Consequences of employee misclassification

It would be mistaken to think that the negative impacts of worker misclassification are only suffered by the employees. With the current laws, companies also have a price to pay if found misclassifying their workers. Here are some of the consequences of employee misclassification:

1. Fines and penalties

Penalties are often imposed on employers found to classify their workers incorrectly. They are also required to pay state and federal payroll taxes for all the employees classified as individual contractors.

Fines from the IRS, U.S. department of labor, and state agencies can add up to millions of dollars for companies found responsible. Failure to pay these penalties can also result in additional payments and fines.

2. Lawsuits

Lawsuits can result in large costs in your organization – not only for legal costs but also compensation, and punitive damages awards.

Your company’s focus will also be shifted from its primary goals and objectives to complying with investigations, defending claims, and finding proper documents.

Talented professionals might also decide to terminate their contract with you or choose not to re-engage with you when they finish their project. 

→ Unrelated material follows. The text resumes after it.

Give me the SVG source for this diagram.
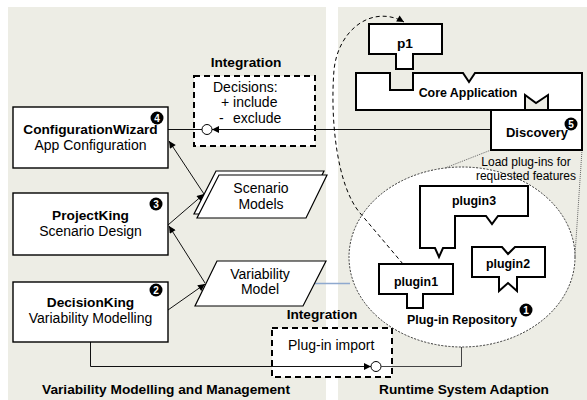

3. Hurt your company’s reputation

Denying your employees their rights might hurt your company’s reputation. A lawsuit or an audit can easily put your company in the public eye, thus hurting the overall reputation of your brand, your sales, your company stock value, and future recruitment efforts.

Bottom line

Misclassification of employees attracts serious risks, penalties and consequences. Therefore, to reduce the risk of misclassification, organizations should have a well-defined program for engaging new, existing talent and independent talent without exploiting or denying them their rights. It is also highly advisable to work with an attorney when the line between independent contractors and employees is not clear in your business.